Your position at the table determines how many players can act behind you, how much information you'll have postflop, and which hands are actually worth playing. This is covered in detail in the position guide, but the short version:

From early position (UTG and hijack), many players remain behind you. Any of them could have a stronger hand. Stick to pairs, strong aces (A-K, A-Q, A-J), and strong suited connectors. Hands that look playable from late position — K-T suited, Q-J offsuit — are often problematic from early position because they're easily dominated.

From late position (cutoff and button), fewer opponents remain and you'll act last postflop. You can open a noticeably wider range. Medium pairs, suited connectors, and Broadway hands (high cards that connect toward straights) become much more playable.

From the blinds, be careful. You already have money in, which makes calling tempting, but you'll play every postflop street out of position. The discount isn't as good as it looks.

Use the preflop trainer at /preflop to practice these position-specific decisions with real feedback.

Common Preflop Mistakes

Limping Instead of Raising

Limping means calling the big blind without raising — just putting in the minimum to see the flop. It's one of the most common things beginners do and one of the habits most worth fixing early.

When you limp, you give everyone behind you a cheap look at the flop. Multiple players see the flop cheaply. The pot stays small. You have no initiative and no claim to the hand — you've just announced that you have a hand you weren't confident enough to raise.

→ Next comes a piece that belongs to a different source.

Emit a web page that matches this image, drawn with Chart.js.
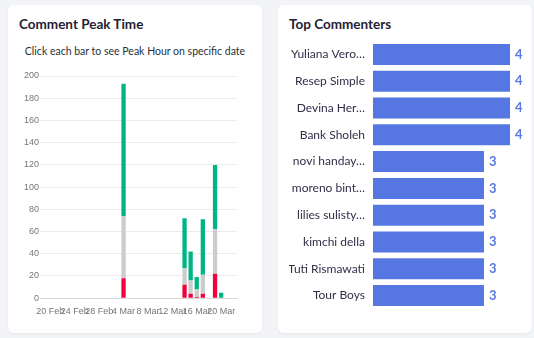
<!DOCTYPE html>
<html>
<head>
<meta charset="utf-8">
<script src="https://cdn.jsdelivr.net/npm/chart.js@4.4.1/dist/chart.umd.min.js"></script>
<style>
html,body{margin:0;padding:0;background:#f3f4f7;width:534px;height:338px;overflow:hidden;font-family:Lato,sans-serif;}
.card{position:absolute;top:5px;width:254px;height:328px;background:#fff;border-radius:6px;box-shadow:0 1px 3px rgba(40,50,80,0.07);}
#card1{left:8px;}
#card2{left:278px;}
.ttl{position:absolute;left:11px;top:11px;font-weight:bold;font-size:13.5px;line-height:16px;color:#1f2133;white-space:nowrap;}
.sub{position:absolute;left:0;width:254px;top:40.4px;text-align:center;font-size:10.5px;line-height:13px;color:#263238;white-space:nowrap;}
canvas{position:absolute;}
#peak{left:8px;top:51px;}
#top{left:11px;top:28px;}
</style>
</head>
<body>
<div class="card" id="card1">
  <div class="ttl">Comment Peak Time</div>
  <div class="sub">Click each bar to see Peak Hour on specific date</div>
  <canvas id="peak" width="238" height="269"></canvas>
</div>
<div class="card" id="card2">
  <div class="ttl">Top Commenters</div>
  <canvas id="top" width="241" height="284"></canvas>
</div>
<script>
// ---- Comment Peak Time data ----
const BASE_DATE = '2023-02-20';
const commentDates = ['2023-03-04','2023-03-14','2023-03-15','2023-03-16','2023-03-17','2023-03-19','2023-03-20'];
const negativeCounts = [18, 12, 4, 1, 4, 22, 0];
const neutralCounts  = [56, 15, 12, 7, 17, 40, 0];
const positiveCounts = [119, 45, 26, 11, 50, 58, 5];
const xTickDates  = ['2023-02-20','2023-02-24','2023-02-28','2023-03-04','2023-03-08','2023-03-12','2023-03-16','2023-03-20'];
const xTickLabels = ['20 Feb','24 Feb','28 Feb','4 Mar','8 Mar','12 Mar','16 Mar','20 Mar'];
const xRangeDays = [-1.7, 30.6];
const yRange = [0, 200];
const yStep = 20;

// ---- Top Commenters data ----
const commenters = ['Yuliana Vero\u2026','Resep Simple','Devina Her\u2026','Bank Sholeh','novi handay\u2026','moreno bint\u2026','lilies sulisty\u2026','kimchi della','Tuti Rismawati','Tour Boys'];
const commentCounts = [4, 4, 4, 4, 3, 3, 3, 3, 3, 3];
const countRange = [-1.27, 4];

function dayIndex(s){ return Math.round((Date.parse(s) - Date.parse(BASE_DATE)) / 86400000); }
function series(vals){ return commentDates.map((d,i)=>({x: dayIndex(d), y: vals[i]})); }

const tickFont = {family:'"Liberation Sans", Arial, sans-serif', size:9};

new Chart(document.getElementById('peak'), {
  type: 'bar',
  data: {
    datasets: [
      {label:'Negative', data: series(negativeCounts), backgroundColor:'#f0033d'},
      {label:'Neutral',  data: series(neutralCounts),  backgroundColor:'#cccccc'},
      {label:'Positive', data: series(positiveCounts), backgroundColor:'#00b585'}
    ]
  },
  options: {
    responsive:false, animation:false, devicePixelRatio:1,
    datasets:{bar:{categoryPercentage:0.8, barPercentage:0.88, borderWidth:0}},
    layout:{padding:{left:8, right:17, top:20, bottom:0}},
    plugins:{legend:{display:false}, tooltip:{enabled:false}},
    scales:{
      x:{type:'linear', stacked:true, offset:false, min:xRangeDays[0], max:xRangeDays[1],
        grid:{display:false, drawTicks:false, offset:false},
        border:{display:true, color:'#d8d8d8'},
        afterBuildTicks: s => { s.ticks = xTickDates.map(d => ({value: dayIndex(d)})); },
        afterFit: s => { s.paddingLeft = 0; s.paddingRight = 0; },
        ticks:{autoSkip:false, maxRotation:0, minRotation:0, padding:8, color:'#777', font:tickFont,
          callback:(v,i)=>xTickLabels[i]}},
      y:{stacked:true, min:yRange[0], max:yRange[1],
        ticks:{stepSize:yStep, padding:1, color:'#777', font:tickFont},
        grid:{color:'#ebebeb', drawTicks:false},
        border:{display:false},
        afterFit: s => { s.width = 16; s.paddingTop = 0; }}
    }
  }
});

const valueLabels = {
  id:'valueLabels',
  afterDatasetsDraw(chart){
    const ctx = chart.ctx;
    const meta = chart.getDatasetMeta(0);
    ctx.save();
    ctx.font = 'bold 13px Lato';
    ctx.fillStyle = '#5a78e2';
    ctx.textAlign = 'left';
    ctx.textBaseline = 'middle';
    meta.data.forEach((bar,i)=>{ ctx.fillText(String(chart.data.datasets[0].data[i]), bar.x + 5, bar.y); });
    ctx.restore();
  }
};

new Chart(document.getElementById('top'), {
  type:'bar',
  data:{labels: commenters, datasets:[{data: commentCounts, backgroundColor:'#5677e1', base: countRange[0],
    categoryPercentage:0.9, barPercentage:0.87, borderWidth:0}]},
  options:{
    indexAxis:'y', responsive:false, animation:false, devicePixelRatio:1,
    layout:{padding:{top:8, bottom:8, left:0, right:20}},
    plugins:{legend:{display:false}, tooltip:{enabled:false}},
    scales:{
      x:{display:false, min:countRange[0], max:countRange[1]},
      y:{grid:{display:false, drawTicks:false}, border:{display:false},
        ticks:{padding:8, color:'#2f2f4a', font:{family:'Lato', size:12}},
        afterFit: s => { s.width = 84; s.paddingTop = 0; s.paddingBottom = 0; }}
    }
  },
  plugins:[valueLabels]
});
</script>
</body>
</html>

When you raise, you accomplish real things. Players fold (winning the blinds uncontested). The pot is larger, meaning bets on later streets carry more weight. You have initiative — a c-bet (a continuation bet on the flop, following up a preflop raise) often wins the pot without a fight because your opponent doesn't know whether the flop helped you.

Raise your playable hands or fold them. Limping is usually the worst of both options.

Playing Too Many Hands

Poker involves a lot of folding. Beginners resist this because folding feels passive — every hand dealt looks like a potential opportunity. K-4 suited has a king in it. J-7 has two decent cards. Q-6 offsuit just needs a queen on the board.

The problem is that weak hands rarely make strong combinations, and when they do connect, it's usually ambiguously. Did K-4 suited hit a king? Is top pair with a four kicker worth much against a player who raised preflop? Most of the time, no.

A rough guide: if you're voluntarily putting money in before the flop more than roughly 25-30% of the time, you're probably playing too many hands. Tight and deliberate beats loose and hopeful.

This doesn't mean playing robotically or only showing up with pocket aces. It means being selective and having genuine reasons to play the hands you do play.

Defending the Big Blind Too Widely

The big blind is a position where it's easy to rationalize bad calls. "I'm already halfway in, I only have to put in one more big blind, the pot odds are great." This logic is seductive and consistently expensive.

The pot odds to call a raise from the big blind are indeed reasonable — you're getting a discount compared to any other position. But you'll play every postflop street out of position, first to act, with no information. Your opponent gets to see what you do on the flop before they decide anything. That positional disadvantage, repeated over every street of every hand, is a real cost.

Call from the big blind with hands that can handle being out of position: pairs, suited aces, suited connectors, strong Broadway hands. Fold the stuff that needs favorable conditions to work — Q-4 offsuit, K-3 offsuit, and similar. The pot odds look good; the structural disadvantage is what the pot odds don't capture.

Not Raising Enough When You Do Raise

When you decide to raise, raise a real amount. A standard open raise in 6-max cash games is 2.5 to 3 times the big blind. Raising to 1.5x doesn't accomplish much — it builds a tiny pot and lets everyone in cheaply. Raising to 10x only gets called by hands that beat you.

The standard 2.5-3x range is where it is for a reason: it builds a meaningful pot, puts pressure on marginal hands, and keeps reasonable hands in. Use it as your default.

Panicking About 3-Bets

A 3-bet is a reraise before the flop: someone raises, and you (or an opponent) raises again. Beginners often either never 3-bet, or only 3-bet aces and kings — making their strongest hands completely transparent.

You don't need to master 3-betting immediately. What you should know: it's a standard part of the game, it doesn't automatically mean your opponent has aces, and folding to every 3-bet is exploitable. When you raise, have a plan for what you'll do if someone reraises.

What to Focus on First

Preflop strategy for beginners has one honest short-term goal: stop making the obvious mistakes. That means raising instead of limping, folding the weak hands you've been playing out of habit, and paying attention to where you're sitting before you decide whether to play.

The preflop trainer at /preflop gives you randomized scenarios — position, hand, action in front of you — and asks what to do. It's the fastest way to build the instincts this article describes. And the position drill at /basics/positions builds the positional awareness that underlies every preflop decision.

Get these fundamentals right and your postflop problems get smaller automatically — because you'll be starting from better spots.